Thank goodness we didn’t swerve.  There were cars coming toward us and behind us.  The poor possum simply wanted to cross the road and reach the woods on the other side.  My mom and I both felt terrible as the sickening thud sounded when cute little animal crunched beneath the tires.

Perhaps we shouldn’t talk any more about it…but we both felt bad for the little fellow…

Swan in the Lexington Marina

Swan in the Lexington Marina

After we shopped at the Port Huron mall and lunched on salads at Garfield’s, it was time for an outdoor adventure.
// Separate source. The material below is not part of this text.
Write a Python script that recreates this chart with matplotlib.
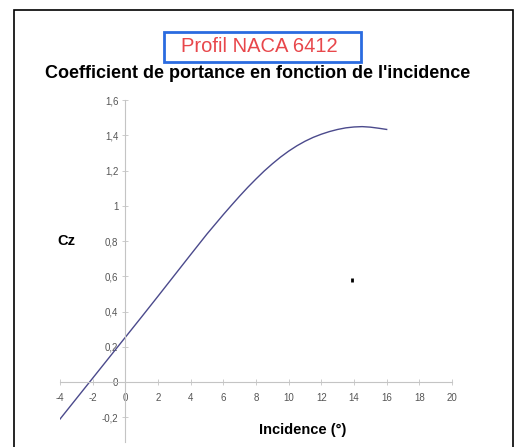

We had read that a Civil War Re-enactment was taking place in Lexington, a town less than a dozen miles to the north.

So off to the Civil War Re-enactment we drove!  However.  I am once again sad to report there are no photos of civil war heroes.  No guns, cannons, muskets, Union or Confederate flags.  We never could really locate the hub of activity.

Instead we meandered along the shore, walking along the pier, truly luxuriating in the beautiful June afternoon along Lake Huron.  Everyone reading this blog would have enjoyed it.  You could have even bought a cup of coffee before your stroll.  Like I did.  Except poor Mom had to keep holding the coffee cup while I took pictures.  (She didn’t seem to mind!  What a good Mom she is !)

Rather tame Red-wing blackbird along the pier

Rather tame Red-wing blackbird along the pier

We pondered why we don’t do things like this more often.  The best part of this blog and outdoor commitment has been that it keeps all of us active and trying new things.  Instead of staying on the worn and beaten path, we try new trails.  We linger looking out over the lake.  We congratulate ourselves on trying new adventures.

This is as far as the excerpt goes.